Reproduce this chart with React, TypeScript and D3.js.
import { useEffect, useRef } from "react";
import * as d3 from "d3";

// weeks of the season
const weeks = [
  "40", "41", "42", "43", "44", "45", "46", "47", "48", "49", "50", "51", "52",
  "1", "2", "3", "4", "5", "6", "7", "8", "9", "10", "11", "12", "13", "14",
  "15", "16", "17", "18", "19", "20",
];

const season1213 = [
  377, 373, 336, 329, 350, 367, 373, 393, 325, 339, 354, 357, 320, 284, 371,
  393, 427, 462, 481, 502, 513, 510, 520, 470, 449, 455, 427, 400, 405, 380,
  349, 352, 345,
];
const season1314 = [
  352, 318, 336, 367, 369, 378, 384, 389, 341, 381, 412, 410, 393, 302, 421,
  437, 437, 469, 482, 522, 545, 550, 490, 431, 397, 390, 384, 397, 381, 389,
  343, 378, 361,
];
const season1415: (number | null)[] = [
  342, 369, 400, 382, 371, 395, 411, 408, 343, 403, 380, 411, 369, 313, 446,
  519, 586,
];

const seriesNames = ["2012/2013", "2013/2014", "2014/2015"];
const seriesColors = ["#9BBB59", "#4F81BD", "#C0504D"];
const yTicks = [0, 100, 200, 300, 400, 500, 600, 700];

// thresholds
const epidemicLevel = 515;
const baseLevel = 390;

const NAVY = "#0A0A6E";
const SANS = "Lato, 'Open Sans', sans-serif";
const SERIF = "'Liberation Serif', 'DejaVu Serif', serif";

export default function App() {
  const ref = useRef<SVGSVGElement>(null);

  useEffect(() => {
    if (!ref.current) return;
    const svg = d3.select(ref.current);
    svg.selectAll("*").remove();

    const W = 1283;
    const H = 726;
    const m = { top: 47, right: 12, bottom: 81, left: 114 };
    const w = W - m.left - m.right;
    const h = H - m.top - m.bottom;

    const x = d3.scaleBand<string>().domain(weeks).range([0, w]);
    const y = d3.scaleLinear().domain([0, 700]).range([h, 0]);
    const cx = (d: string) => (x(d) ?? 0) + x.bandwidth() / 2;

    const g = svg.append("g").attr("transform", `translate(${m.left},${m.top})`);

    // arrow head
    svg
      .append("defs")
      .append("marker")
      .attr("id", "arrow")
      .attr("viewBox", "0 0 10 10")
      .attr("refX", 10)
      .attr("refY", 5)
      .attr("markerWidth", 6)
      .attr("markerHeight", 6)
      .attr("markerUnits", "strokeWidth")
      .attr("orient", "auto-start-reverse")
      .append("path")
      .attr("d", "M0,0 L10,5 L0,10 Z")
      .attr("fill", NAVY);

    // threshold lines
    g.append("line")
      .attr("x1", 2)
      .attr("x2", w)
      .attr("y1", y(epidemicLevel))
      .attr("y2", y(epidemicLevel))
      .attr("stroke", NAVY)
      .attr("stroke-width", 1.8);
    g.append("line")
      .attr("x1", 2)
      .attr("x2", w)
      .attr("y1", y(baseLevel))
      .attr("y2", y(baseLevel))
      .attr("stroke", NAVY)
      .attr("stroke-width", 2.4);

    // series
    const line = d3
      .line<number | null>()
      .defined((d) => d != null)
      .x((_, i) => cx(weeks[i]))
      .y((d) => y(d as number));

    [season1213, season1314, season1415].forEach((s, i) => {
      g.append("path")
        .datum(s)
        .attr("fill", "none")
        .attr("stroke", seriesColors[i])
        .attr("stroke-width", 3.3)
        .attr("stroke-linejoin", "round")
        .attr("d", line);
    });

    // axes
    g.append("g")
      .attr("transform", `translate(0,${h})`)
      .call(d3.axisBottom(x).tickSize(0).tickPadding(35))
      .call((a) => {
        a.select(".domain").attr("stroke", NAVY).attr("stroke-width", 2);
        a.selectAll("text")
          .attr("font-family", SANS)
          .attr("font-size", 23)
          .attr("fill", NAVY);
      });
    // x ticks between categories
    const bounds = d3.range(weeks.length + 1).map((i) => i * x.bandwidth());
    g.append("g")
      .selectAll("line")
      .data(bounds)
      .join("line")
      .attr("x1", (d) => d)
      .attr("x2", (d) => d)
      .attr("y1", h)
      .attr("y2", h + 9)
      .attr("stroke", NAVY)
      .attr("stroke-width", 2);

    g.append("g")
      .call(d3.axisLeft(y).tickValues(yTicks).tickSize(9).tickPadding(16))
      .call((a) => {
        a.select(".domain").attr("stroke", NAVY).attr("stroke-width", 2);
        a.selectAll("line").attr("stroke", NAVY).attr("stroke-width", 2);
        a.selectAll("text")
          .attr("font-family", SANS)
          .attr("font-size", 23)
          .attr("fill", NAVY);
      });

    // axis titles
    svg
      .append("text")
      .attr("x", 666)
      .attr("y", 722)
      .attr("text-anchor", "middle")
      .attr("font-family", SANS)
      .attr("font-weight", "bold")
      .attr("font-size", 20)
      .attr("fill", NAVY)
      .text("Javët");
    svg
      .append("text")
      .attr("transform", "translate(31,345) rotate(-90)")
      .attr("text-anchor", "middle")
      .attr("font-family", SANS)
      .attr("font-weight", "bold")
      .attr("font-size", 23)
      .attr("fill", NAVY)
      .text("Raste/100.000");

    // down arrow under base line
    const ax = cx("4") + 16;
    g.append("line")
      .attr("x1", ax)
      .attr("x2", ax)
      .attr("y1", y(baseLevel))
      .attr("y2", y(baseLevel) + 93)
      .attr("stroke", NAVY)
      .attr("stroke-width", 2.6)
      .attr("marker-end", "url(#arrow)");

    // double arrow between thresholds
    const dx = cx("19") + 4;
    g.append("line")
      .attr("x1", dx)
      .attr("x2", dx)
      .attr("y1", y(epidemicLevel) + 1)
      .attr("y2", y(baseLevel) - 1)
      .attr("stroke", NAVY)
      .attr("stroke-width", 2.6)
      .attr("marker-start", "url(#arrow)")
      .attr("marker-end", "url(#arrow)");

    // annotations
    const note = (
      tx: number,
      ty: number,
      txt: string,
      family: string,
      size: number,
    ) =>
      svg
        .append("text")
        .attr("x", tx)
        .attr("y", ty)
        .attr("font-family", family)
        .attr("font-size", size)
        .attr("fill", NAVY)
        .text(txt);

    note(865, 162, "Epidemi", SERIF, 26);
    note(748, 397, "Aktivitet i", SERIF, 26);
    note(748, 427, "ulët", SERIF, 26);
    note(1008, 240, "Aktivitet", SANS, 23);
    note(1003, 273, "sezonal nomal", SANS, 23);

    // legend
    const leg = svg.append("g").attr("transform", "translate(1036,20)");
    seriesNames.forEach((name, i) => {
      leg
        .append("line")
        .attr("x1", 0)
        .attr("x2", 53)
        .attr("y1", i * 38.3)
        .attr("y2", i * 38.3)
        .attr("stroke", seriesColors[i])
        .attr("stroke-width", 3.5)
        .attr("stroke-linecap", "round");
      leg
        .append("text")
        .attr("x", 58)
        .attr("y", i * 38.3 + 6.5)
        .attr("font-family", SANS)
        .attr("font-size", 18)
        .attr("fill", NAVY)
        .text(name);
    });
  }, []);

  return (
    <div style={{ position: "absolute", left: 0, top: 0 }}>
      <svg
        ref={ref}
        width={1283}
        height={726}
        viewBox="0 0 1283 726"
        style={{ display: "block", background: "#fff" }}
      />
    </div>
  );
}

* Work to complete: Return the whole listing exactly.

* Exercise response:
Reproduce this chart with React, TypeScript and D3.js.
import { useEffect, useRef } from "react";
import * as d3 from "d3";

// weeks of the season
const weeks = [
  "40", "41", "42", "43", "44", "45", "46", "47", "48", "49", "50", "51", "52",
  "1", "2", "3", "4", "5", "6", "7", "8", "9", "10", "11", "12", "13", "14",
  "15", "16", "17", "18", "19", "20",
];

const season1213 = [
  377, 373, 336, 329, 350, 367, 373, 393, 325, 339, 354, 357, 320, 284, 371,
  393, 427, 462, 481, 502, 513, 510, 520, 470, 449, 455, 427, 400, 405, 380,
  349, 352, 345,
];
const season1314 = [
  352, 318, 336, 367, 369, 378, 384, 389, 341, 381, 412, 410, 393, 302, 421,
  437, 437, 469, 482, 522, 545, 550, 490, 431, 397, 390, 384, 397, 381, 389,
  343, 378, 361,
];
const season1415: (number | null)[] = [
  342, 369, 400, 382, 371, 395, 411, 408, 343, 403, 380, 411, 369, 313, 446,
  519, 586,
];

const seriesNames = ["2012/2013", "2013/2014", "2014/2015"];
const seriesColors = ["#9BBB59", "#4F81BD", "#C0504D"];
const yTicks = [0, 100, 200, 300, 400, 500, 600, 700];

// thresholds
const epidemicLevel = 515;
const baseLevel = 390;

const NAVY = "#0A0A6E";
const SANS = "Lato, 'Open Sans', sans-serif";
const SERIF = "'Liberation Serif', 'DejaVu Serif', serif";

export default function App() {
  const ref = useRef<SVGSVGElement>(null);

  useEffect(() => {
    if (!ref.current) return;
    const svg = d3.select(ref.current);
    svg.selectAll("*").remove();

    const W = 1283;
    const H = 726;
    const m = { top: 47, right: 12, bottom: 81, left: 114 };
    const w = W - m.left - m.right;
    const h = H - m.top - m.bottom;

    const x = d3.scaleBand<string>().domain(weeks).range([0, w]);
    const y = d3.scaleLinear().domain([0, 700]).range([h, 0]);
    const cx = (d: string) => (x(d) ?? 0) + x.bandwidth() / 2;

    const g = svg.append("g").attr("transform", `translate(${m.left},${m.top})`);

    // arrow head
    svg
      .append("defs")
      .append("marker")
      .attr("id", "arrow")
      .attr("viewBox", "0 0 10 10")
      .attr("refX", 10)
      .attr("refY", 5)
      .attr("markerWidth", 6)
      .attr("markerHeight", 6)
      .attr("markerUnits", "strokeWidth")
      .attr("orient", "auto-start-reverse")
      .append("path")
      .attr("d", "M0,0 L10,5 L0,10 Z")
      .attr("fill", NAVY);

    // threshold lines
    g.append("line")
      .attr("x1", 2)
      .attr("x2", w)
      .attr("y1", y(epidemicLevel))
      .attr("y2", y(epidemicLevel))
      .attr("stroke", NAVY)
      .attr("stroke-width", 1.8);
    g.append("line")
      .attr("x1", 2)
      .attr("x2", w)
      .attr("y1", y(baseLevel))
      .attr("y2", y(baseLevel))
      .attr("stroke", NAVY)
      .attr("stroke-width", 2.4);

    // series
    const line = d3
      .line<number | null>()
      .defined((d) => d != null)
      .x((_, i) => cx(weeks[i]))
      .y((d) => y(d as number));

    [season1213, season1314, season1415].forEach((s, i) => {
      g.append("path")
        .datum(s)
        .attr("fill", "none")
        .attr("stroke", seriesColors[i])
        .attr("stroke-width", 3.3)
        .attr("stroke-linejoin", "round")
        .attr("d", line);
    });

    // axes
    g.append("g")
      .attr("transform", `translate(0,${h})`)
      .call(d3.axisBottom(x).tickSize(0).tickPadding(35))
      .call((a) => {
        a.select(".domain").attr("stroke", NAVY).attr("stroke-width", 2);
        a.selectAll("text")
          .attr("font-family", SANS)
          .attr("font-size", 23)
          .attr("fill", NAVY);
      });
    // x ticks between categories
    const bounds = d3.range(weeks.length + 1).map((i) => i * x.bandwidth());
    g.append("g")
      .selectAll("line")
      .data(bounds)
      .join("line")
      .attr("x1", (d) => d)
      .attr("x2", (d) => d)
      .attr("y1", h)
      .attr("y2", h + 9)
      .attr("stroke", NAVY)
      .attr("stroke-width", 2);

    g.append("g")
      .call(d3.axisLeft(y).tickValues(yTicks).tickSize(9).tickPadding(16))
      .call((a) => {
        a.select(".domain").attr("stroke", NAVY).attr("stroke-width", 2);
        a.selectAll("line").attr("stroke", NAVY).attr("stroke-width", 2);
        a.selectAll("text")
          .attr("font-family", SANS)
          .attr("font-size", 23)
          .attr("fill", NAVY);
      });

    // axis titles
    svg
      .append("text")
      .attr("x", 666)
      .attr("y", 722)
      .attr("text-anchor", "middle")
      .attr("font-family", SANS)
      .attr("font-weight", "bold")
      .attr("font-size", 20)
      .attr("fill", NAVY)
      .text("Javët");
    svg
      .append("text")
      .attr("transform", "translate(31,345) rotate(-90)")
      .attr("text-anchor", "middle")
      .attr("font-family", SANS)
      .attr("font-weight", "bold")
      .attr("font-size", 23)
      .attr("fill", NAVY)
      .text("Raste/100.000");

    // down arrow under base line
    const ax = cx("4") + 16;
    g.append("line")
      .attr("x1", ax)
      .attr("x2", ax)
      .attr("y1", y(baseLevel))
      .attr("y2", y(baseLevel) + 93)
      .attr("stroke", NAVY)
      .attr("stroke-width", 2.6)
      .attr("marker-end", "url(#arrow)");

    // double arrow between thresholds
    const dx = cx("19") + 4;
    g.append("line")
      .attr("x1", dx)
      .attr("x2", dx)
      .attr("y1", y(epidemicLevel) + 1)
      .attr("y2", y(baseLevel) - 1)
      .attr("stroke", NAVY)
      .attr("stroke-width", 2.6)
      .attr("marker-start", "url(#arrow)")
      .attr("marker-end", "url(#arrow)");

    // annotations
    const note = (
      tx: number,
      ty: number,
      txt: string,
      family: string,
      size: number,
    ) =>
      svg
        .append("text")
        .attr("x", tx)
        .attr("y", ty)
        .attr("font-family", family)
        .attr("font-size", size)
        .attr("fill", NAVY)
        .text(txt);

    note(865, 162, "Epidemi", SERIF, 26);
    note(748, 397, "Aktivitet i", SERIF, 26);
    note(748, 427, "ulët", SERIF, 26);
    note(1008, 240, "Aktivitet", SANS, 23);
    note(1003, 273, "sezonal nomal", SANS, 23);

    // legend
    const leg = svg.append("g").attr("transform", "translate(1036,20)");
    seriesNames.forEach((name, i) => {
      leg
        .append("line")
        .attr("x1", 0)
        .attr("x2", 53)
        .attr("y1", i * 38.3)
        .attr("y2", i * 38.3)
        .attr("stroke", seriesColors[i])
        .attr("stroke-width", 3.5)
        .attr("stroke-linecap", "round");
      leg
        .append("text")
        .attr("x", 58)
        .attr("y", i * 38.3 + 6.5)
        .attr("font-family", SANS)
        .attr("font-size", 18)
        .attr("fill", NAVY)
        .text(name);
    });
  }, []);

  return (
    <div style={{ position: "absolute", left: 0, top: 0 }}>
      <svg
        ref={ref}
        width={1283}
        height={726}
        viewBox="0 0 1283 726"
        style={{ display: "block", background: "#fff" }}
      />
    </div>
  );
}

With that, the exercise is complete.